Passado sombrio das autoridades alemãs
Durante os anos 1960, o Senado de Berlim autorizou e patrocinou um “experimento” conduzido pelo sexólogo Helmut Kentler sobre crianças vulneráveis e órfãs. Em 1988, Kentler declarou ao senado que o estudo havia sido um sucesso. Ele era um acadêmico famoso, autor de muitos livros sobre educação sexual e cuidado parental, presença constante nos jornais e canais de TV da Alemanha. Filho de oficial nazista, ela acreditava que a liberação sexual poderia “prevenir outro Auschwitz”. Ele não era o único, no clima de revolução cultural dos anos 60: no país, diversas creches encorajavam as crianças a ficarem nuas e explorarem os corpos umas das outras, e o Partido Verde, influente até hoje, defendeu a abolição da idade mínima de consentimento para sexo entre crianças e adultos. Começando com a formalização da relação entre um menino de 13 anos que se prostituía e um pedófilo que o alimentava a troco de sexo, Kentler pôs em curso um programa de adoção de vítimas por abusadores. Ele chegou a defender o experimento no parlamento em 1981: “Essas pessoas somente toleram esses meninos débeis mentais porque estão apaixonadas por eles”.

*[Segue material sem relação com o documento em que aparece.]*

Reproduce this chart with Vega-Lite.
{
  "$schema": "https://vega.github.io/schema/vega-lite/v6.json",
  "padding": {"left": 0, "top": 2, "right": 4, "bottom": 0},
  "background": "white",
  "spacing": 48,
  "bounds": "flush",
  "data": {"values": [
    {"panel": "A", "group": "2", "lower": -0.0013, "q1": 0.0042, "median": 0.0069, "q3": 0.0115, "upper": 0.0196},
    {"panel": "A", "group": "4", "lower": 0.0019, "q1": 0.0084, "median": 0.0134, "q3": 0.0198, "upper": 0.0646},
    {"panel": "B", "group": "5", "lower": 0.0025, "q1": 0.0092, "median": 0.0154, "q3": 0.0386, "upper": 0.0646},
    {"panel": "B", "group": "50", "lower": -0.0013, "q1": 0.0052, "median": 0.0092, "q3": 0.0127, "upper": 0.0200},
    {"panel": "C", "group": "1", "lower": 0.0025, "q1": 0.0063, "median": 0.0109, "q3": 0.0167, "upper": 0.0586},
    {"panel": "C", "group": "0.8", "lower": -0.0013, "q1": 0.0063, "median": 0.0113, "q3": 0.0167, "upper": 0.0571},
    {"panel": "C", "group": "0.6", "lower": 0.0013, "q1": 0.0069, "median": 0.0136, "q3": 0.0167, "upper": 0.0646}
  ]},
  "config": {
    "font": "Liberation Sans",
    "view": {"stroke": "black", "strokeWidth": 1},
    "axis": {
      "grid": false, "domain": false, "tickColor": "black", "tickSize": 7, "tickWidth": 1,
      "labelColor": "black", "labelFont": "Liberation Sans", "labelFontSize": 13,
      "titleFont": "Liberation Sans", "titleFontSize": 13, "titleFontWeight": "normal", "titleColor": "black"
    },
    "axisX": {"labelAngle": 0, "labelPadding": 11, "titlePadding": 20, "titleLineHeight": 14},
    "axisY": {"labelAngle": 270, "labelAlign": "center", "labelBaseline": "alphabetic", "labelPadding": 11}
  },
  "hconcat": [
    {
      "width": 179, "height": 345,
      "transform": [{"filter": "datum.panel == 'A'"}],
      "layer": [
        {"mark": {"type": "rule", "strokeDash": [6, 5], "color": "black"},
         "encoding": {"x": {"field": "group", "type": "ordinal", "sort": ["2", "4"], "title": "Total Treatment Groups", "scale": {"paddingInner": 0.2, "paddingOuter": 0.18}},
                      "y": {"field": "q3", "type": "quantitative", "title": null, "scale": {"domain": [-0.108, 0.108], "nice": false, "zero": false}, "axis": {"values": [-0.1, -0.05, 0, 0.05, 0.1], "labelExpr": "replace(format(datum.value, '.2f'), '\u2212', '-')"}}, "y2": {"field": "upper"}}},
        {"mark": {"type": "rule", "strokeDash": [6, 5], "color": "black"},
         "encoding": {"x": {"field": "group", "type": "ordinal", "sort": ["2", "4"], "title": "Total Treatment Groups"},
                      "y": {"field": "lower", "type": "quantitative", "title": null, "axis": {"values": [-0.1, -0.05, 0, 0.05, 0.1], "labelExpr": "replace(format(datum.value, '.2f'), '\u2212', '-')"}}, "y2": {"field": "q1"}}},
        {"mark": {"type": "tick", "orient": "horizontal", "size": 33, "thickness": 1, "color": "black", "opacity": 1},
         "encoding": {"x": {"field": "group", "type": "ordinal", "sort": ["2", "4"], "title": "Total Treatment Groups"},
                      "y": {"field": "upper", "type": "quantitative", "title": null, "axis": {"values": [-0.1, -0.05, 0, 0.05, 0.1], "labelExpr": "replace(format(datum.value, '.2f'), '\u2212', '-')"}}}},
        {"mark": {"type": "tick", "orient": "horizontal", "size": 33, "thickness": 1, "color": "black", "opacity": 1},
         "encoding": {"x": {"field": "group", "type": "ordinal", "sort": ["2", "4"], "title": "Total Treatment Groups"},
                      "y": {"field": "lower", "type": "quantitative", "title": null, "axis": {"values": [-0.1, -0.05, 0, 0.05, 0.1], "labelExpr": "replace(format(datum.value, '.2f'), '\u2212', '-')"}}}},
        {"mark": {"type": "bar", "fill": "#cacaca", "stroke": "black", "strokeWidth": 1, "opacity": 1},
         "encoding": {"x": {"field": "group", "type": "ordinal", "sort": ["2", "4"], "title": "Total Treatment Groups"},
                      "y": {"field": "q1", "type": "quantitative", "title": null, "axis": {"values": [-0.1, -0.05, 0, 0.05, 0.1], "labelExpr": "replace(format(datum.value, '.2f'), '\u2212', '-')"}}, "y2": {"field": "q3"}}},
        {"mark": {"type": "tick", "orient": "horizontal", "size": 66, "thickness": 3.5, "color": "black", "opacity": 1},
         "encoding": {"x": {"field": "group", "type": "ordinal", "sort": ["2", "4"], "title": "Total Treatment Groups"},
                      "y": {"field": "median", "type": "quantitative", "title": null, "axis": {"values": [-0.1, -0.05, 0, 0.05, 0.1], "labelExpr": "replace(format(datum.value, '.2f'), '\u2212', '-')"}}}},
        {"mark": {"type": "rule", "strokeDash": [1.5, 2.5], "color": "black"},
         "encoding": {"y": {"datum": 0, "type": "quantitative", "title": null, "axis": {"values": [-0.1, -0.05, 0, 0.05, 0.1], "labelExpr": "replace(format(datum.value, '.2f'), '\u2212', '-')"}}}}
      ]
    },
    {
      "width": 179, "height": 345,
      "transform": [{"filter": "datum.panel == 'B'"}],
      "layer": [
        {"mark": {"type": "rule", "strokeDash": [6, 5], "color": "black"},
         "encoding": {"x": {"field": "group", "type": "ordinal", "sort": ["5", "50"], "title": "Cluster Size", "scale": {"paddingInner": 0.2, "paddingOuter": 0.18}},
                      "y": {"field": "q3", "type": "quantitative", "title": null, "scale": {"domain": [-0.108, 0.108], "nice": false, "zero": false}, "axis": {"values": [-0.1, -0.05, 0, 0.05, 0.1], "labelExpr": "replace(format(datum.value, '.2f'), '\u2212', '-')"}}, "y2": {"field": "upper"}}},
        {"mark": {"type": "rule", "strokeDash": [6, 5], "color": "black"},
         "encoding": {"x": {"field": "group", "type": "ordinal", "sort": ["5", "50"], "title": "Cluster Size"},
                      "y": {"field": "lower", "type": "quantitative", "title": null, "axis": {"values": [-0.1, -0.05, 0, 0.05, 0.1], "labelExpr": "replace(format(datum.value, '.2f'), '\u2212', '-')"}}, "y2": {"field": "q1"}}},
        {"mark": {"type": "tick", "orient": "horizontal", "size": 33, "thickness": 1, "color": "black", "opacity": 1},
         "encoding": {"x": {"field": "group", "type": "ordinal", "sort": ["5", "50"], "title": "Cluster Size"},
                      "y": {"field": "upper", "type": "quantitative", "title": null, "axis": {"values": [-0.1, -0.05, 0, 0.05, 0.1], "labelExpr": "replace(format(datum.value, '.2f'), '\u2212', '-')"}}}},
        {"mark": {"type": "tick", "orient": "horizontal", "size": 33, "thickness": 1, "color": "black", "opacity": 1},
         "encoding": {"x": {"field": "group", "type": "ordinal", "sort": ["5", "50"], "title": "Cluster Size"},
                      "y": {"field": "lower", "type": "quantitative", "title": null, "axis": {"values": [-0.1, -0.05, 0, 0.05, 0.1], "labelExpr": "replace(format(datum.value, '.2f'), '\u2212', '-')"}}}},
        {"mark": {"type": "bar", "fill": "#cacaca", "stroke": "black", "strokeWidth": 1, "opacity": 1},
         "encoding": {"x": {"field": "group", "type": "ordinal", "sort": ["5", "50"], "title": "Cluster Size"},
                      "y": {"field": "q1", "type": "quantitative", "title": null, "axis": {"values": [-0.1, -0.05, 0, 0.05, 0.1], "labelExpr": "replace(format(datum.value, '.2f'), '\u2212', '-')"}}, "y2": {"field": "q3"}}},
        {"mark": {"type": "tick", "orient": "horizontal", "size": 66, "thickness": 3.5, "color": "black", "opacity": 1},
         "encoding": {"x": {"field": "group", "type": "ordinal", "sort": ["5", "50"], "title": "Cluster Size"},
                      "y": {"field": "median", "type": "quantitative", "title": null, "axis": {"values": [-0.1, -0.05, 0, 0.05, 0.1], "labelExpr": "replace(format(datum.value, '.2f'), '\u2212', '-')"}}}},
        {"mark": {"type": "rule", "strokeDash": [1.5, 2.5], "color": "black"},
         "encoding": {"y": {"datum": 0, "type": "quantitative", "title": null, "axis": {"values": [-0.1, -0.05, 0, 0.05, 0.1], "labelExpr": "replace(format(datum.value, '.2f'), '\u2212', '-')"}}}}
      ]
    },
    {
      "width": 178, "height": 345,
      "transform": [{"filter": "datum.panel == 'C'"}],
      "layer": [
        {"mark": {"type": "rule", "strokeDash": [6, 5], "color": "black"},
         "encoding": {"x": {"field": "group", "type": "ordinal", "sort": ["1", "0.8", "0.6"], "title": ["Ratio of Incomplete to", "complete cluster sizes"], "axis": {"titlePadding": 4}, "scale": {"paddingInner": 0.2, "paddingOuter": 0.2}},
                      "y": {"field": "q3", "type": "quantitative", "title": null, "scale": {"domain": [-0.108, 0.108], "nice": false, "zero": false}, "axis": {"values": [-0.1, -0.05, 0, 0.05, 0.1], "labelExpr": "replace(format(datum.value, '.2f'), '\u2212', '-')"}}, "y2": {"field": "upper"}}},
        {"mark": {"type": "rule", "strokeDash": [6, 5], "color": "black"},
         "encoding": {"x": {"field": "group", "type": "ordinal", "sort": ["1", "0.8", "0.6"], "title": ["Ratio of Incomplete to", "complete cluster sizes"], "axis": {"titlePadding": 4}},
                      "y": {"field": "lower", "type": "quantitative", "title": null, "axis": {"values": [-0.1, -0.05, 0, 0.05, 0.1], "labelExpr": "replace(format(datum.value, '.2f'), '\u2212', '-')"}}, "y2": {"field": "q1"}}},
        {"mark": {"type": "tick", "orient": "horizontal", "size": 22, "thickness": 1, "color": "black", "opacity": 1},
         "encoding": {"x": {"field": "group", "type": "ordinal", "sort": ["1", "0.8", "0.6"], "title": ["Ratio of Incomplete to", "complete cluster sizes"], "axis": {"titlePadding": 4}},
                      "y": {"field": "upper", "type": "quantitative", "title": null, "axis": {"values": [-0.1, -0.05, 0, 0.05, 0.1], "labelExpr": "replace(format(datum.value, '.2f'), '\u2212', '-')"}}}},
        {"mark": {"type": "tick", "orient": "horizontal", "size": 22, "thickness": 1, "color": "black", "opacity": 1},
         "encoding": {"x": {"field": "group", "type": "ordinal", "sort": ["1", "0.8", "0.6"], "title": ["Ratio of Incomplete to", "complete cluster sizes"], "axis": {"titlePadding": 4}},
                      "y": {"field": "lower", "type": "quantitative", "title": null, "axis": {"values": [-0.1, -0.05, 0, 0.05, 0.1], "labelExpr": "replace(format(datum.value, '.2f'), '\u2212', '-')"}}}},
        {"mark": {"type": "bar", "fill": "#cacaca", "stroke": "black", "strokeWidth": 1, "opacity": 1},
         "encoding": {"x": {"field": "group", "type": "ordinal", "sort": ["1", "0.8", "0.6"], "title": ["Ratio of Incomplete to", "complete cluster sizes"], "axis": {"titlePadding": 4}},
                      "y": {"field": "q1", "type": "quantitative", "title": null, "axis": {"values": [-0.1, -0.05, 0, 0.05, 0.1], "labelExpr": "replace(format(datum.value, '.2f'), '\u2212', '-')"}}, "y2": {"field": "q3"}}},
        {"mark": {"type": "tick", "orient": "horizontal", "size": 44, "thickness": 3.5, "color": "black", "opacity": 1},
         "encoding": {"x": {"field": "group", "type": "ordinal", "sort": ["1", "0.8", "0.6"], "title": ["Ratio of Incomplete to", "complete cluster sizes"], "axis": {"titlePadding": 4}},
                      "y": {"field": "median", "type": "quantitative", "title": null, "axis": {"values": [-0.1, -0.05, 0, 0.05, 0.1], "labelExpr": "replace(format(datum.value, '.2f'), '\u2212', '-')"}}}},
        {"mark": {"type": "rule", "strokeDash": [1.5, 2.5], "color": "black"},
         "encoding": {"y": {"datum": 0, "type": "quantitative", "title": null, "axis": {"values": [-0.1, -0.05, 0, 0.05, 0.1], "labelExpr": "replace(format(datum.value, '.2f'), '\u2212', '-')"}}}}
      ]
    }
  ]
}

Marco, uma das vítimas do programa, hoje um homem adulto, disse à revista New Yorker em 2021 que foi profundamente afetado pelo abuso. “Se alguém morresse na minha frente, eu ajudaria, mas isso não me afetaria emocionalmente. Eu tenho um muro e as emoções só batem contra ele”. Ele viveu com o pedófilo a quem foi entregue por Kentler, aos cinco anos, até 2003, quando tinha 21 anos. O governo tirou Marco da guarda da mãe porque ela, pobre e divorciada, o deixou vagar pelas ruas até ser atropelado. Ela continuou lutando para retomar a guarda durante toda a infância dele, sem sucesso. Após a adoção, ele ainda via a mãe uma vez por mês, mas o abusador desmarcava e dificultava as visitas. O sexólogo culpava as visitas da mãe pelo desinteresse do menino na escola: “seus sucessos educacionais são arruinados por poucas horas na companhia de sua mãe”, disse Kentler às autoridades de serviço social. Ele também defendeu o pedófilo de acusações de relações impróprias com os oito meninos que adotara.
Um relatório de 2020 encomendado pelo Senado de Berlim e produzido por acadêmicos da Universidade de Hildesheim concluiu que “o Senado manteve lares adotivos e apartamentos compartilhados para jovens berlinenses com homens pedófilos em outras partes da Alemanha Ocidental”. Os autores dizem que muitos desses pedófilos eram homens poderosos, alguns eram atores do Senado, que viviam sozinhos “e ganharam esse poder da academia, instituições de pesquisa e outros ambientes pedagógicos que aceitavam, apoiavam ou até punham em prática posturas de pedofilia”. Entre as autoridades que sabiam disso, mas toleravam, essa tolerância foi conquistada “porque ‘ícones’ de políticas de reforma educacional apoiavam esses arranjos”. Ícones como Kentler. Teresa Nentwig, uma cientista política que estudou Kentler, sugere em um livro que ele próprio conduzia seu “experimento” privado com três meninos adotados. Ela relata ter encontrado resistência para seus estudos e abandonou o mundo acadêmico. O psicólogo e sexólogo morreu em 2008, aos 80 anos.